━━ Source material

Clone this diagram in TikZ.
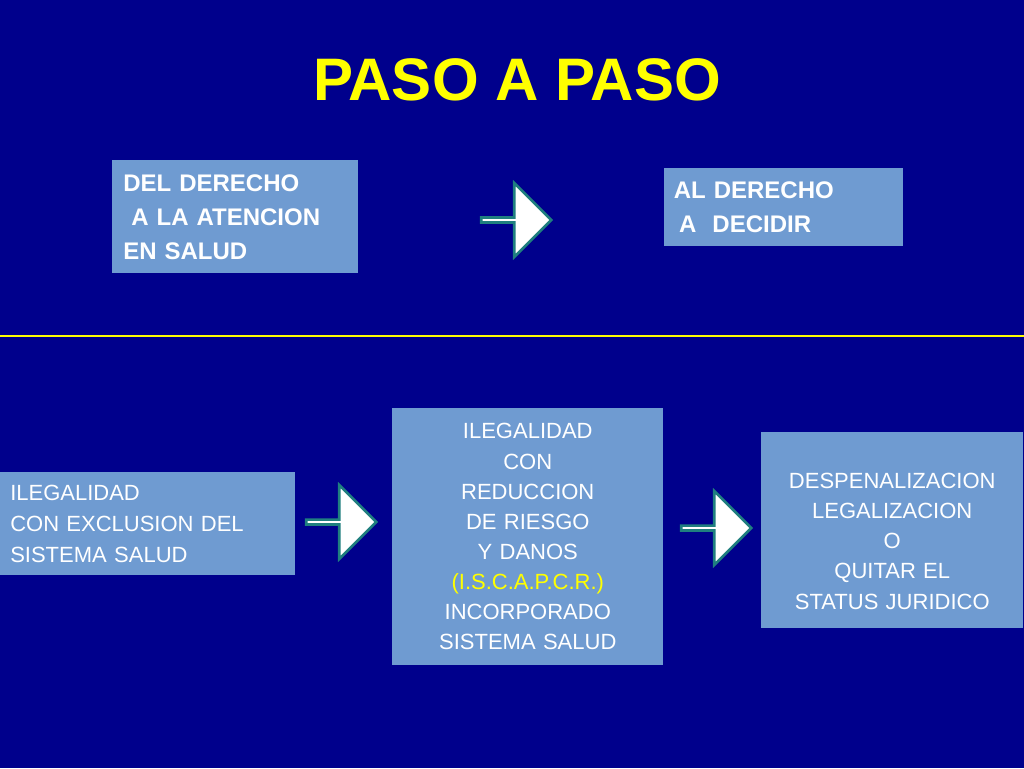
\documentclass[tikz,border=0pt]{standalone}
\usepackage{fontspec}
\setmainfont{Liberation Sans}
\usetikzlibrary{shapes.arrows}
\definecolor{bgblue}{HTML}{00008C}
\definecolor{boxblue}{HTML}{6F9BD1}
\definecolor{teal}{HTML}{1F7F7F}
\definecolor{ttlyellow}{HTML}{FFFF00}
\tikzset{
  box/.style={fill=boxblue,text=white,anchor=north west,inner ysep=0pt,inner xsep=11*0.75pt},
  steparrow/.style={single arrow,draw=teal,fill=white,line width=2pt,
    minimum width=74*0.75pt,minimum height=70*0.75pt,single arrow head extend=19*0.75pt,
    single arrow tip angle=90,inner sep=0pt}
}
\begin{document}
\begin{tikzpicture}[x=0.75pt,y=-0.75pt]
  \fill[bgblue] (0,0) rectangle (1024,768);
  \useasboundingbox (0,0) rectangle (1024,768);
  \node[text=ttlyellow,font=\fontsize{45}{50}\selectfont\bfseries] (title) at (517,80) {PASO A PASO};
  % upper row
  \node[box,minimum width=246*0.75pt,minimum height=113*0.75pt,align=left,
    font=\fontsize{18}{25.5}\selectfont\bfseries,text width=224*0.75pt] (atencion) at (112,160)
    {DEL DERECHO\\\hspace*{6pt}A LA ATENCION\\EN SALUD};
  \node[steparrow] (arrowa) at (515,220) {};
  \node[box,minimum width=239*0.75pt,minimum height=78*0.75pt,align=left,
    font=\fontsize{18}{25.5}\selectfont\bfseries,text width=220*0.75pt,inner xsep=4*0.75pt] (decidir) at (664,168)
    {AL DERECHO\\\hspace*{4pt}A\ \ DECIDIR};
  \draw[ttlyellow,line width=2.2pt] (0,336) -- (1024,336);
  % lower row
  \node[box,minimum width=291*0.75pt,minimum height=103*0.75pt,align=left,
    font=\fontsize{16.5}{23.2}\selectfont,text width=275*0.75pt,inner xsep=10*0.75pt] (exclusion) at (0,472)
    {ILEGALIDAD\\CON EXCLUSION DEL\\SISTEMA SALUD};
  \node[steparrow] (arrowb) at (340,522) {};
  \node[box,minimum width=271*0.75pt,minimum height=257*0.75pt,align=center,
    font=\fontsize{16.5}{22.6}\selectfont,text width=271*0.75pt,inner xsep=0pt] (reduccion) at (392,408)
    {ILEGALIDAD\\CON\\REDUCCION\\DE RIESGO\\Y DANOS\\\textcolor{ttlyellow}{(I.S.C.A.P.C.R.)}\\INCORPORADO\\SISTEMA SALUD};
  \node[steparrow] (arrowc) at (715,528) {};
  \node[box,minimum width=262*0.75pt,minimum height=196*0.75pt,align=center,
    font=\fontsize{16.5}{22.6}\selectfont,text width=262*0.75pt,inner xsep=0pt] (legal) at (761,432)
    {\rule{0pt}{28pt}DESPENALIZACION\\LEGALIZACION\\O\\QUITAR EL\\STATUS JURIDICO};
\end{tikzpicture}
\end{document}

━━━━

▶ [Required work]:
Set down the material exactly, every line of it, except for the pictures.

▶ [Exercise result]:
Clone this diagram in TikZ.
\documentclass[tikz,border=0pt]{standalone}
\usepackage{fontspec}
\setmainfont{Liberation Sans}
\usetikzlibrary{shapes.arrows}
\definecolor{bgblue}{HTML}{00008C}
\definecolor{boxblue}{HTML}{6F9BD1}
\definecolor{teal}{HTML}{1F7F7F}
\definecolor{ttlyellow}{HTML}{FFFF00}
\tikzset{
  box/.style={fill=boxblue,text=white,anchor=north west,inner ysep=0pt,inner xsep=11*0.75pt},
  steparrow/.style={single arrow,draw=teal,fill=white,line width=2pt,
    minimum width=74*0.75pt,minimum height=70*0.75pt,single arrow head extend=19*0.75pt,
    single arrow tip angle=90,inner sep=0pt}
}
\begin{document}
\begin{tikzpicture}[x=0.75pt,y=-0.75pt]
  \fill[bgblue] (0,0) rectangle (1024,768);
  \useasboundingbox (0,0) rectangle (1024,768);
  \node[text=ttlyellow,font=\fontsize{45}{50}\selectfont\bfseries] (title) at (517,80) {PASO A PASO};
  % upper row
  \node[box,minimum width=246*0.75pt,minimum height=113*0.75pt,align=left,
    font=\fontsize{18}{25.5}\selectfont\bfseries,text width=224*0.75pt] (atencion) at (112,160)
    {DEL DERECHO\\\hspace*{6pt}A LA ATENCION\\EN SALUD};
  \node[steparrow] (arrowa) at (515,220) {};
  \node[box,minimum width=239*0.75pt,minimum height=78*0.75pt,align=left,
    font=\fontsize{18}{25.5}\selectfont\bfseries,text width=220*0.75pt,inner xsep=4*0.75pt] (decidir) at (664,168)
    {AL DERECHO\\\hspace*{4pt}A\ \ DECIDIR};
  \draw[ttlyellow,line width=2.2pt] (0,336) -- (1024,336);
  % lower row
  \node[box,minimum width=291*0.75pt,minimum height=103*0.75pt,align=left,
    font=\fontsize{16.5}{23.2}\selectfont,text width=275*0.75pt,inner xsep=10*0.75pt] (exclusion) at (0,472)
    {ILEGALIDAD\\CON EXCLUSION DEL\\SISTEMA SALUD};
  \node[steparrow] (arrowb) at (340,522) {};
  \node[box,minimum width=271*0.75pt,minimum height=257*0.75pt,align=center,
    font=\fontsize{16.5}{22.6}\selectfont,text width=271*0.75pt,inner xsep=0pt] (reduccion) at (392,408)
    {ILEGALIDAD\\CON\\REDUCCION\\DE RIESGO\\Y DANOS\\\textcolor{ttlyellow}{(I.S.C.A.P.C.R.)}\\INCORPORADO\\SISTEMA SALUD};
  \node[steparrow] (arrowc) at (715,528) {};
  \node[box,minimum width=262*0.75pt,minimum height=196*0.75pt,align=center,
    font=\fontsize{16.5}{22.6}\selectfont,text width=262*0.75pt,inner xsep=0pt] (legal) at (761,432)
    {\rule{0pt}{28pt}DESPENALIZACION\\LEGALIZACION\\O\\QUITAR EL\\STATUS JURIDICO};
\end{tikzpicture}
\end{document}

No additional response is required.